Giacomo Poretti si racconta agli studenti dell’ICMA
Una lezione molto speciale con l’attore del trio Aldo, Giovanni e Giacomo: “Ho imparato ad amare il teatro grazie al parroco di Villa Cortese”. E un consiglio ai futuri registi: “Non mollate, l’importante è la passione”

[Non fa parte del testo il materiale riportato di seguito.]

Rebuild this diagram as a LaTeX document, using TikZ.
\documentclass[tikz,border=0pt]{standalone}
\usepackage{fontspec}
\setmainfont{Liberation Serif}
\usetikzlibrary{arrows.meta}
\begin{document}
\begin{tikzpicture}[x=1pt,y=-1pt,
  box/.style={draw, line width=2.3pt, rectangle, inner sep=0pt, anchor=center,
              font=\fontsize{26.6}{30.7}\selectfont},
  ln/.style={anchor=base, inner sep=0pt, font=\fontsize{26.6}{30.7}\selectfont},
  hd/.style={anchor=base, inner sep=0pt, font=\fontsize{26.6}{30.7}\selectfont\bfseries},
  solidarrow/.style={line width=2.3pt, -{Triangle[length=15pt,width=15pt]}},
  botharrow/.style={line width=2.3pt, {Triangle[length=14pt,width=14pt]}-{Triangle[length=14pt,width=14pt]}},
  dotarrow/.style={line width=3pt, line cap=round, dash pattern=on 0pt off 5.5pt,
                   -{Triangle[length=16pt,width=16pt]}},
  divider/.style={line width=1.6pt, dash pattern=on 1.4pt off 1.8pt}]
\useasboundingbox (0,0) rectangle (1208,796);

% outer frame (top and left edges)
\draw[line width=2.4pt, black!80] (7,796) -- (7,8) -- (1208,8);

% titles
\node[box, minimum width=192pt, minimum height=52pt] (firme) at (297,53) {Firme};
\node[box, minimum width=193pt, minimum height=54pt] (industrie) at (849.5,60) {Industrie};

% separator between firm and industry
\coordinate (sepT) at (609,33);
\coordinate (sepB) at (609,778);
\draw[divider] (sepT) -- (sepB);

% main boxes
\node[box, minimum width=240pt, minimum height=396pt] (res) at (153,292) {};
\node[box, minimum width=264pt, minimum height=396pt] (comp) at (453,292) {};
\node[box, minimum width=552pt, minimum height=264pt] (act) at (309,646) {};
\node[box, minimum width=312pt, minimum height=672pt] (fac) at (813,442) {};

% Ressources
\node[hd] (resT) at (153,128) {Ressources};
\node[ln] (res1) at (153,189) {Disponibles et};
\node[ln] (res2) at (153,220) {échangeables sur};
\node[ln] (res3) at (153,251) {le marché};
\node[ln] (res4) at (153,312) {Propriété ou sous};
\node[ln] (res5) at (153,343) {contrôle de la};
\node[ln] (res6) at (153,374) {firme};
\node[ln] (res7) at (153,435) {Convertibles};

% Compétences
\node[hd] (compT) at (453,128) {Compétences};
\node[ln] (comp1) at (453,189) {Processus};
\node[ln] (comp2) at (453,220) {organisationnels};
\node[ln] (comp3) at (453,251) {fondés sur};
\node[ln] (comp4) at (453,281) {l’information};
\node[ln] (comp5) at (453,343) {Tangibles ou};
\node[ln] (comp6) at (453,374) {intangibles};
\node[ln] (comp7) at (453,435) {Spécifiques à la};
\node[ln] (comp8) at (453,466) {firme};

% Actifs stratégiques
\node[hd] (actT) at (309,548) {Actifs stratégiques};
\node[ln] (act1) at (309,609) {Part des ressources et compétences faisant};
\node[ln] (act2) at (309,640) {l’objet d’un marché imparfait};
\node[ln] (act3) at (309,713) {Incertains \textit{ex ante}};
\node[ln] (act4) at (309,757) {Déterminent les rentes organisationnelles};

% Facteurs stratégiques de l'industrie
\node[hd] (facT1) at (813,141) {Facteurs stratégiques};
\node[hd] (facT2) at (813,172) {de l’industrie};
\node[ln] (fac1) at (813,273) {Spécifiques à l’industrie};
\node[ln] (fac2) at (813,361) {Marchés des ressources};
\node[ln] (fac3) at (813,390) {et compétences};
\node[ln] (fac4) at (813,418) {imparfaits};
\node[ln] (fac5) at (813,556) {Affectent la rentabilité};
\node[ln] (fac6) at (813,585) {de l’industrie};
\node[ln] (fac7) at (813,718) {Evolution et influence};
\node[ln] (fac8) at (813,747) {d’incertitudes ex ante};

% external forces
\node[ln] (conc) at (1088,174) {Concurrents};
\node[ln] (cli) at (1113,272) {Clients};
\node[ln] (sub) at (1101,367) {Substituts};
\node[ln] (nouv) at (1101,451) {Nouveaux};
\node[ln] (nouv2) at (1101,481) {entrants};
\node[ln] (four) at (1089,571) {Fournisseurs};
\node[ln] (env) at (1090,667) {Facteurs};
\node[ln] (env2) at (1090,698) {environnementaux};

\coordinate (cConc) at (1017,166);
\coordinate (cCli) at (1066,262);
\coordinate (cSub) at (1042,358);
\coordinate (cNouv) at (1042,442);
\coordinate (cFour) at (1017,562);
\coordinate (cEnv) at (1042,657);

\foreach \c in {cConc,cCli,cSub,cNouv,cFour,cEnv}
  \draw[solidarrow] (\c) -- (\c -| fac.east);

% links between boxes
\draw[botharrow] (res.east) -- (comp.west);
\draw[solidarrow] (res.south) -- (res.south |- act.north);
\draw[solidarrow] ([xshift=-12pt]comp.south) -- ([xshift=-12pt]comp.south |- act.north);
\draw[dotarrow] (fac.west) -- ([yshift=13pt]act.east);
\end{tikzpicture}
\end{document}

Dagli esordi “oratoriali” di Villa Cortese alla scuola di teatro del Sociale, fino al grande successo del Caffè Teatro: tutto il percorso artistico di Giacomo Poretti si è consumato nei dintorni di Busto Arsizio, ed è proprio all’Istituto Cinematografico Michelangelo Antonioni di via Magenta che l’attore, per una volta privo degli inseparabili Aldo e Giovanni, è tornato oggi per raccontare gli inizi della sua carriera a una platea di entusiasti studenti del primo, secondo e terzo anno della scuola bustocca. “Nella vita ho fatto tutt’altro fino a trent’anni – ha spiegato il popolare Giacomo, che di anni ne ha compiuti 55 proprio due giorni fa – ma avevo sempre il teatro nel cuore, fin da quando ero bambino e don Giancarlo, il parroco di Villa Cortese, aveva costituito una filodrammatica all’interno dell’oratorio: gli servivano tre bambini, uno piccolissimo, uno grassissimo e uno altissimo. Indovinate perché sono stato scelto…”. L’esperienza si chiuse dopo poche repliche, ma ebbe un seguito molti anni dopo: “Dopo un paio di tentativi con scuole di teatro a Milano, nel 1983 mi iscrissi al corso serale del Teatro Sociale di Busto, e credo che quello sia stato il momento decisivo della mia carriera. Delia Cajelli mi ha insegnato tutto, dai tempi di entrata in scena al modo di stare sul palco, fino all’utilizzo della voce; poi mi ha proposto di entrare nella compagnia degli Atecnici per rappresentare nelle scuole “Il Conte di Carmagnola” di Manzoni. È stata un’esperienza tragica, certe volte ci sparavano anche i petardi; eppure è stato lì che ho deciso di lasciare il lavoro all’ospedale e dedicarmi totalmente al teatro, andando incontro a diversi anni di difficoltà”.
Fino all’incontro con i due futuri componenti del trio: “A fine anni Ottanta li ho visti recitare a Milano – ha raccontato Poretti – ho capito che erano avanti di trent’anni e ho deciso che avrei dovuto lavorare a tutti i costi con loro. Poi per puro caso abbiamo conosciuto Maurizio Castiglioni, proprietario del Caffè Teatro di Verghera, che nella sua follia ci mise a disposizione la domenica sera per le nostre improvvisazioni. Da lì è iniziato tutto: in un anno abbiamo fatto 50 rappresentazioni e abbiamo capito di avere successo quando il pubblico ha cominciato a indossare vestiti leopardati per imitare i nostri costumi di scena…”. Del tutto inaspettato anche il successo cinematografico arrivato con “Tre uomini e una gamba”: “Non avevamo la benché minima idea di come si facesse cinema, siamo andati incontro a mille problemi e a tutte le “cialtronate” dell’ambiente, anche perché la produzione voleva spendere una cifra irrisoria. Basti pensare che la scena iniziale, quella in cui vestiamo i panni di tre gangster a New York, ce l’hanno fatta girare all’interno di una segheria, con un letto singolo recuperato chissà dove e un armadio che apparteneva alla nonna del proprietario…”.
L’attore, accompagnato dal direttore dell’ICMA Andrea W.Castellanza e dal regista e docente dell’istituto Angelo Bonfadini, ha poi risposto alle domande degli studenti, molti dei quali in procinto di tentare a loro volta la carriera artistica: “È giusto tener duro anche se arrivano i primi rifiuti – ha detto Giacomo – è giusto darsi da fare e impegnarsi in tutti i modi. Se uno non riesce ad arrivare dove sono arrivato io, non deve per questo credersi un fallito: ognuno partecipa della fortuna che gli è consentito di vivere, ma l’importante è avere la passione per il proprio mestiere, svegliarsi la mattina con delle idee e la possibilità di realizzarle”.